Records from a dataset:

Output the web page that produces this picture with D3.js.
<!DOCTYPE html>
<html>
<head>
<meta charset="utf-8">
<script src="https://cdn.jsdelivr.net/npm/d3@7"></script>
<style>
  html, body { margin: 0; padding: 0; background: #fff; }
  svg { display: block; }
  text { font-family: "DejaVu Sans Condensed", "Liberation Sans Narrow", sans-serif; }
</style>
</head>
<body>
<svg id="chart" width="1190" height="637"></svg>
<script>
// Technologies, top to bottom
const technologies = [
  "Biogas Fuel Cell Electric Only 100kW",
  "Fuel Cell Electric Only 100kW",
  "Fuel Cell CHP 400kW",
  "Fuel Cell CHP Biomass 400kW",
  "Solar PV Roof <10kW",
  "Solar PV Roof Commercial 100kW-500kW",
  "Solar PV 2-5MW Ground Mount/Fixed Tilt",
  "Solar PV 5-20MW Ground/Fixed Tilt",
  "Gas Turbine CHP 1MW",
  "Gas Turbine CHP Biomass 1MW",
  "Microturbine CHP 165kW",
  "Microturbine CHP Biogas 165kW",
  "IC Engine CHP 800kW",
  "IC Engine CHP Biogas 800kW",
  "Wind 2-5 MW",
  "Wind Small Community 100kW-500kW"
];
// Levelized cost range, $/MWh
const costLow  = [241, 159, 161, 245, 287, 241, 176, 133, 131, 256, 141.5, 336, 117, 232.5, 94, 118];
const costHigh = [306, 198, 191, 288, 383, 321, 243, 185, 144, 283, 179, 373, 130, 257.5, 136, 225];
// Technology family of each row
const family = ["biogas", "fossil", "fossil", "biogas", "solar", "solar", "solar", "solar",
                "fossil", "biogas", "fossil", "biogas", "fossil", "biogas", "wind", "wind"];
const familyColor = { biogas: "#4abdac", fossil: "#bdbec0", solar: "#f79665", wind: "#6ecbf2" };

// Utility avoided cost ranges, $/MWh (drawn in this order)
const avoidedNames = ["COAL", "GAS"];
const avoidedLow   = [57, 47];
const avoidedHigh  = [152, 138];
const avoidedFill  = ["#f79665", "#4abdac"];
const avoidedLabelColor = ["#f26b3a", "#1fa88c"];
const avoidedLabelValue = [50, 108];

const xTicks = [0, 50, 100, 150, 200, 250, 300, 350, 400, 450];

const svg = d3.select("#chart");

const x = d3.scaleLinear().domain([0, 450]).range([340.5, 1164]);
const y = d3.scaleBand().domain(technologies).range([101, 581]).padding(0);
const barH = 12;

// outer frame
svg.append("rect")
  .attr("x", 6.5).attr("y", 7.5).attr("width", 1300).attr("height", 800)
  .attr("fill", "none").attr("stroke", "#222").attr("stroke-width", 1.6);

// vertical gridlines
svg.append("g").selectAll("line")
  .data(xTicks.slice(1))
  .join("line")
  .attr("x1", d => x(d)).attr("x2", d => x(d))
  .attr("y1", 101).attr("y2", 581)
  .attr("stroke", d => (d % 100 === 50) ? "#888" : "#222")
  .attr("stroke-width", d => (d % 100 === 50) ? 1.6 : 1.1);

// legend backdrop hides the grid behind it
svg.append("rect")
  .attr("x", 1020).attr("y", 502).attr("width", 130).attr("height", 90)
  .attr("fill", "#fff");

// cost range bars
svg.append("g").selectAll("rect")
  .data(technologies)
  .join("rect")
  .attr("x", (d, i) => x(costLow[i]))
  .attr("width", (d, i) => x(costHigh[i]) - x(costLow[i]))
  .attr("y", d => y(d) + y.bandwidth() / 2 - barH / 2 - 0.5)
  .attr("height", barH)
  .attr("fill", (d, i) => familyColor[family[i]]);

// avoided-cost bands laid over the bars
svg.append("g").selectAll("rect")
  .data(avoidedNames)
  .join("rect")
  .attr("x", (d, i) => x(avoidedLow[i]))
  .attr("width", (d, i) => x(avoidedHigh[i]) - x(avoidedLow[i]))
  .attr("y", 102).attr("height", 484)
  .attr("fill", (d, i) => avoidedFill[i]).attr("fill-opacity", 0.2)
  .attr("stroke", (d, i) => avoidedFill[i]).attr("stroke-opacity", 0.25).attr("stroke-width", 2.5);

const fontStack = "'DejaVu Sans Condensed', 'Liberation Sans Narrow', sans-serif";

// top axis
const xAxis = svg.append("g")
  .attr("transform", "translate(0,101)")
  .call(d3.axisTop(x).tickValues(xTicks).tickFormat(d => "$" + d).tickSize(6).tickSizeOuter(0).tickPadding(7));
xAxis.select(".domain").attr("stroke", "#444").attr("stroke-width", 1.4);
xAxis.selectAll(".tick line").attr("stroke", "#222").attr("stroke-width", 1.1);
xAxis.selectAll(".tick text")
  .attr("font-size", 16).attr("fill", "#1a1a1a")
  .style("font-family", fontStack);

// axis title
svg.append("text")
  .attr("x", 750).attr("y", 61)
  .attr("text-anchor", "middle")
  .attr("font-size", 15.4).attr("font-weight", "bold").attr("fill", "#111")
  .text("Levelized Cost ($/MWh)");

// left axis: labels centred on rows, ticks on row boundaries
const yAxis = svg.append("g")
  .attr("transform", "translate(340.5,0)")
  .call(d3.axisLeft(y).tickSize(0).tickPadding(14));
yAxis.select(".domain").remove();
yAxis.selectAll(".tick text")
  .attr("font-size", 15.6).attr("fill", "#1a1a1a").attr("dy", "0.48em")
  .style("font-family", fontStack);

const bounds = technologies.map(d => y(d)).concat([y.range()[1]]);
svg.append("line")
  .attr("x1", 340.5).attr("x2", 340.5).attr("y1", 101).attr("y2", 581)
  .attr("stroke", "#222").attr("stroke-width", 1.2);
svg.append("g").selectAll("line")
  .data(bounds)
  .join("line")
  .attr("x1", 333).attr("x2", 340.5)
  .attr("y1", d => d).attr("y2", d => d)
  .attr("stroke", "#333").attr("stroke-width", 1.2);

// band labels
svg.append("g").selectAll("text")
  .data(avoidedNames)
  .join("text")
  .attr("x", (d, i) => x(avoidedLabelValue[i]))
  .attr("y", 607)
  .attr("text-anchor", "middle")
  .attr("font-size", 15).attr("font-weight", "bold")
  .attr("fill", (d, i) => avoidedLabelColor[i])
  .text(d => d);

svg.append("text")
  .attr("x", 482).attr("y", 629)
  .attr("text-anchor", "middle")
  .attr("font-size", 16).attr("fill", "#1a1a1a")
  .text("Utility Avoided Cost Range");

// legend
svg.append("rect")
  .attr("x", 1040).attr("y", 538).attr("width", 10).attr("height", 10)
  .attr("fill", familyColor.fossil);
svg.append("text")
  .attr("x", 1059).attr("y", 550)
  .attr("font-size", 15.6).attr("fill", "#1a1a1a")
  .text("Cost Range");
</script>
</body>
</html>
...
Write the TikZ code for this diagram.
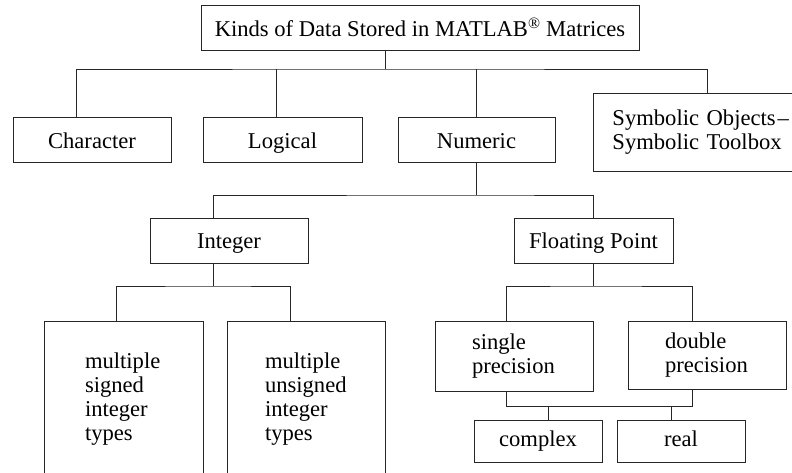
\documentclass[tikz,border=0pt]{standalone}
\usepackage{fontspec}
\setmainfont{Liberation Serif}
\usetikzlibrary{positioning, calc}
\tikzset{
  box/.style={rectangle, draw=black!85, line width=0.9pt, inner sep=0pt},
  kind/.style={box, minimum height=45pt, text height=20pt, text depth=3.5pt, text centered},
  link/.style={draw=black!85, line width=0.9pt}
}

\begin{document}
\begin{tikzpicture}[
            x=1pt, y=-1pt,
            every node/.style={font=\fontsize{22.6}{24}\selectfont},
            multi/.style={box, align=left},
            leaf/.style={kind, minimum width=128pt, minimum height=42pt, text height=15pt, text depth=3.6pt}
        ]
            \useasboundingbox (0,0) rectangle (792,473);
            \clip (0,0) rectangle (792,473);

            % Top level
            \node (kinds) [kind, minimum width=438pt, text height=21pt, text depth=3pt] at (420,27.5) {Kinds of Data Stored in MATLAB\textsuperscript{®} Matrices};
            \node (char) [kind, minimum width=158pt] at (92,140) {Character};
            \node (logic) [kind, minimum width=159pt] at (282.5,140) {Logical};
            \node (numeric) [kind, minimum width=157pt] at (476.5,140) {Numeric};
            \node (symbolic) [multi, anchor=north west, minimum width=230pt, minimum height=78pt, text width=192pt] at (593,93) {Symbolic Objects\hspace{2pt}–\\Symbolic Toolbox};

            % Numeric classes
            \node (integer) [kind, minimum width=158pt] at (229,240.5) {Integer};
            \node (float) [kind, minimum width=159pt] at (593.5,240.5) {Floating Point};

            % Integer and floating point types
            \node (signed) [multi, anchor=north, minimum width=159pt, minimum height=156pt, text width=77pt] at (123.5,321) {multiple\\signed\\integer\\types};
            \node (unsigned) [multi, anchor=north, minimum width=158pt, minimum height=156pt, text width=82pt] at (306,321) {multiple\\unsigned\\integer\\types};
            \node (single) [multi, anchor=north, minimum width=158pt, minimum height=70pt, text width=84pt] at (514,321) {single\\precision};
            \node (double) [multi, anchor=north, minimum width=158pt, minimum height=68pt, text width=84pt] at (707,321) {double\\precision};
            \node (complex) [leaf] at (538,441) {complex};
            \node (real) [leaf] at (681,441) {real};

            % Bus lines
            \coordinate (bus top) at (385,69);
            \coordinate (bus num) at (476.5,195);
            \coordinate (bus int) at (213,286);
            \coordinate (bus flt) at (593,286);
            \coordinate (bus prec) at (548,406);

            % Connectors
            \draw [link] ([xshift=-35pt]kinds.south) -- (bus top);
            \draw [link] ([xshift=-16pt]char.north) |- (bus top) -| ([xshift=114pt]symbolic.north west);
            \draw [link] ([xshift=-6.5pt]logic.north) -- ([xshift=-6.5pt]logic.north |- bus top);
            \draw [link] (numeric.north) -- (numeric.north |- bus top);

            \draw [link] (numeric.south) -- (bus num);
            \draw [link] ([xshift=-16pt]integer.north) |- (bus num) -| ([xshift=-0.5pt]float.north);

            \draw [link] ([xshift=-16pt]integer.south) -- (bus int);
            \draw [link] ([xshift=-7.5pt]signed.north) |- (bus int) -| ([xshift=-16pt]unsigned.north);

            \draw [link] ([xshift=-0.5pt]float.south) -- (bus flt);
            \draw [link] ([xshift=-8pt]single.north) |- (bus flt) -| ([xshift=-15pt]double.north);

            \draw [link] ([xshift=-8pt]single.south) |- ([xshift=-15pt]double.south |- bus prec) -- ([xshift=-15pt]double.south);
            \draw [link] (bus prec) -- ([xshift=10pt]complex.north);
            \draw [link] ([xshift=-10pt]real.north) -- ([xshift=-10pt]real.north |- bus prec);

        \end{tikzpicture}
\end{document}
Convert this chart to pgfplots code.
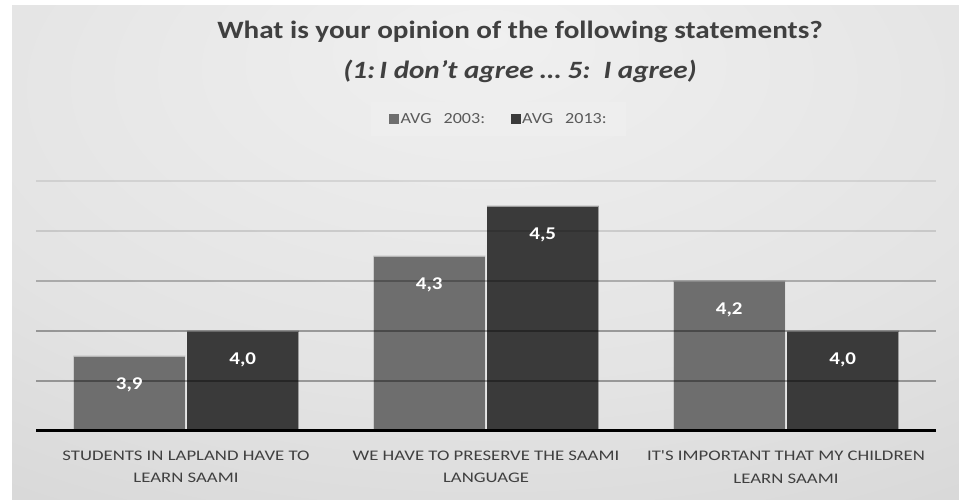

WHAT YOU NEED TO DO:
Using the entries above, write out exactly the lines from the one with "Write the TikZ code for this diagram." through the one with "(symbolic) [multi, anchor=north", ends included. Leave out any pictures.

WORKED ANSWER:
Write the TikZ code for this diagram.
\documentclass[tikz,border=0pt]{standalone}
\usepackage{fontspec}
\setmainfont{Liberation Serif}
\usetikzlibrary{positioning, calc}
\tikzset{
  box/.style={rectangle, draw=black!85, line width=0.9pt, inner sep=0pt},
  kind/.style={box, minimum height=45pt, text height=20pt, text depth=3.5pt, text centered},
  link/.style={draw=black!85, line width=0.9pt}
}

\begin{document}
\begin{tikzpicture}[
            x=1pt, y=-1pt,
            every node/.style={font=\fontsize{22.6}{24}\selectfont},
            multi/.style={box, align=left},
            leaf/.style={kind, minimum width=128pt, minimum height=42pt, text height=15pt, text depth=3.6pt}
        ]
            \useasboundingbox (0,0) rectangle (792,473);
            \clip (0,0) rectangle (792,473);

            % Top level
            \node (kinds) [kind, minimum width=438pt, text height=21pt, text depth=3pt] at (420,27.5) {Kinds of Data Stored in MATLAB\textsuperscript{®} Matrices};
            \node (char) [kind, minimum width=158pt] at (92,140) {Character};
            \node (logic) [kind, minimum width=159pt] at (282.5,140) {Logical};
            \node (numeric) [kind, minimum width=157pt] at (476.5,140) {Numeric};
            \node (symbolic) [multi, anchor=north west, minimum width=230pt, minimum height=78pt, text width=192pt] at (593,93) {Symbolic Objects\hspace{2pt}–\\Symbolic Toolbox};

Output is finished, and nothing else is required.